L’arrivo in Palestina
Leyla aveva sei anni quando è arrivata in Palestina sotto il mandato britannico con i suoi genitori, pochi mesi prima che venisse dichiarato lo Stato di Israele nel maggio 1948. Arrivarono a bordo di una nave di immigrati, salpata dall’ex Jugoslavia e costretta ad ancorare vicino alla costa di Haifa per una settimana prima che potessero scendere perché gli inglesi stavano bombardando la cittadina portuale. Poi gli inglesi se ne andarono e lei visse in Israele con i suoi genitori non lontano da Tel Aviv fino ai 17 anni quando ha incontrato Ahmed, un ragazzone arabo. E’ stato amore a prima vista. “Era così bello”, dice perdendosi nei ricordi.
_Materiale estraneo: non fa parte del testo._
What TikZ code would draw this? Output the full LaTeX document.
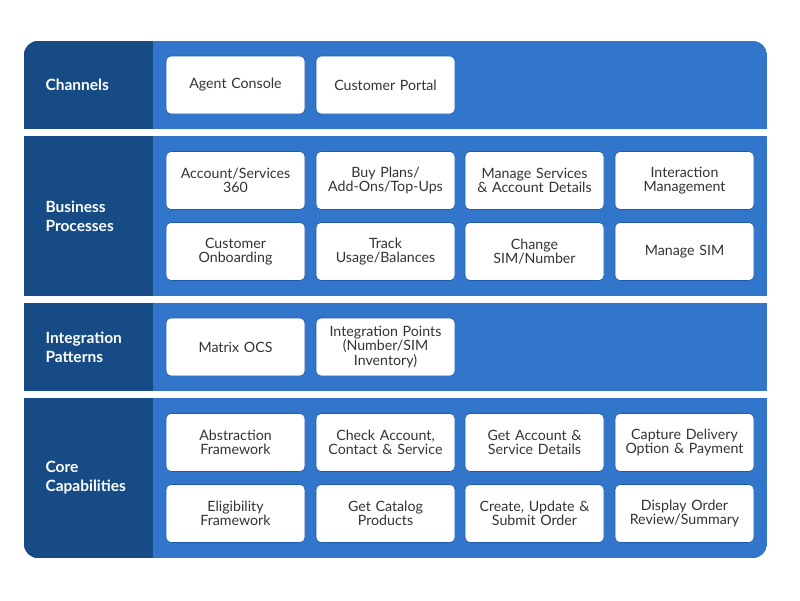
\documentclass[tikz,border=0pt]{standalone}
\usepackage{fontspec}
\setmainfont{Lato}
\definecolor{darkband}{HTML}{164B86}
\definecolor{lightband}{HTML}{3276CC}
\definecolor{boxedge}{HTML}{1E5AA8}
\tikzset{
  bandlabel/.style={text=white, font=\bfseries\fontsize{15.5}{19}\selectfont, anchor=west, align=left},
  item/.style={draw=boxedge, line width=0.6pt, fill=white, rounded corners=5pt,
    minimum width=139pt, minimum height=58pt, inner sep=1pt, text width=134pt, align=center,
    font=\fontsize{14.2}{14.5}\selectfont, text=black!80}
}
\begin{document}
\begin{tikzpicture}[x=1pt,y=-1pt]
\useasboundingbox (0,0) rectangle (800,600);

% bands
\begin{scope}
  \clip[rounded corners=14pt] (24,41) rectangle (767,558);
  \foreach \top/\bot in {41/129, 136/296, 303/391, 398/558} {
    \fill[lightband] (24,\top) rectangle (767,\bot);
    \fill[darkband] (24,\top) rectangle (153,\bot);
  }
\end{scope}

% captions
\node[bandlabel] (channels) at (42,85) {Channels};
\node[bandlabel] (business) at (42,216) {Business\\Processes};
\node[bandlabel] (integration) at (42,347) {Integration\\Patterns};
\node[bandlabel] (core) at (42,478) {Core\\Capabilities};

% Channels
\node[item] (agent) at (235.5,85) {Agent Console};
\node[item] (portal) at (385.5,85) {Customer Portal};

% Business Processes
\node[item] (acct360) at (235.5,180.5) {Account/Services\\360};
\node[item] (buyplans) at (385.5,180.5) {Buy Plans/\\Add-Ons/Top-Ups};
\node[item] (managesvc) at (534.5,180.5) {Manage Services\\\& Account Details};
\node[item] (interaction) at (684.5,180.5) {Interaction\\Management};
\node[item] (onboard) at (235.5,251.5) {Customer\\Onboarding};
\node[item] (usage) at (385.5,251.5) {Track\\Usage/Balances};
\node[item] (changesim) at (534.5,251.5) {Change\\SIM/Number};
\node[item] (managesim) at (684.5,251.5) {Manage SIM};

% Integration Patterns
\node[item] (ocs) at (235.5,347) {Matrix OCS};
\node[item] (intpoints) at (385.5,347) {Integration Points\\(Number/SIM\\Inventory)};

% Core Capabilities
\node[item] (abstraction) at (235.5,442.5) {Abstraction\\Framework};
\node[item] (checkacct) at (385.5,442.5) {Check Account,\\Contact \& Service};
\node[item] (getacct) at (534.5,442.5) {Get Account \&\\Service Details};
\node[item] (delivery) at (684.5,442.5) {Capture Delivery\\Option \& Payment};
\node[item] (eligibility) at (235.5,513.5) {Eligibility\\Framework};
\node[item] (catalog) at (385.5,513.5) {Get Catalog\\Products};
\node[item] (order) at (534.5,513.5) {Create, Update \&\\Submit Order};
\node[item] (review) at (684.5,513.5) {Display Order\\Review/Summary};
\end{tikzpicture}
\end{document}
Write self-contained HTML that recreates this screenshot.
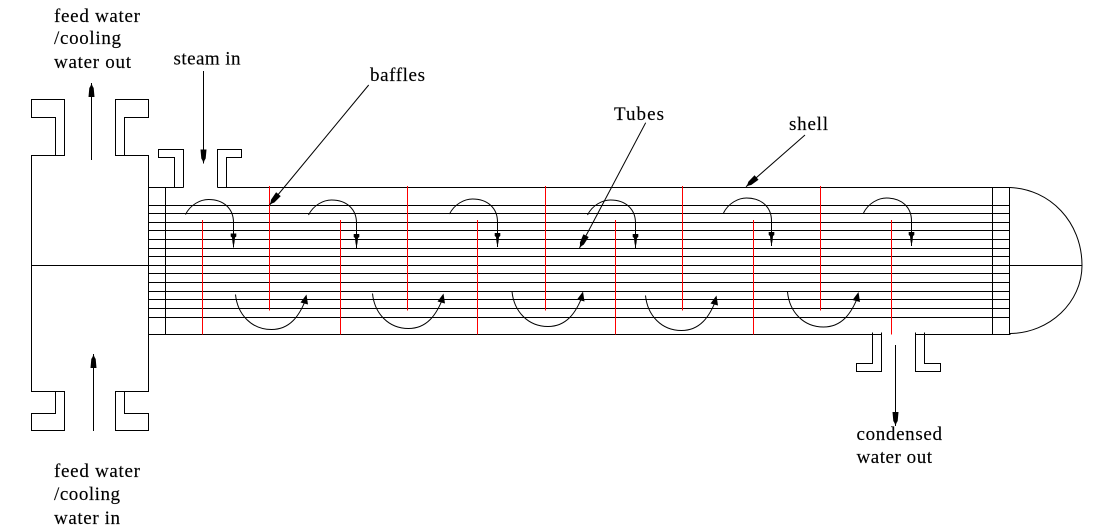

E’ scappata con lui ad Umm El Fahm. La sua famiglia ha provato a riprenderla più volte, ma lei tornava sempre da lui. E non l’ha mai più lasciato. “Per qualche anno, la mia famiglia non mi ha parlato, poi si sono arresi”.
Helen è Leyla
E piano piano Helen è diventata Leyla, ha fatto 9 figli, ha vissuto una vita tranquilla, ora ha 31 nipoti. Ha guardato avanti, schiacciando quello che c’era dietro. Poi si è convertita all’Islam, per ragioni pratiche più che altro, per evitare ai figli, soprattutto alle femmine di svolgere il militare. “Fu addirittura mia madre a suggerirmelo”.
Questa donna ha finalmente chiuso i conti con il passato.
“Araba o israeliana? musulmana o ebrea? Helen o Leyla? Sono tutto questo, sono una sopravvissuta e la se la mia vita ha un messaggio, è quello di andare avanti e non aspettarsi niente di meno che la Pace”.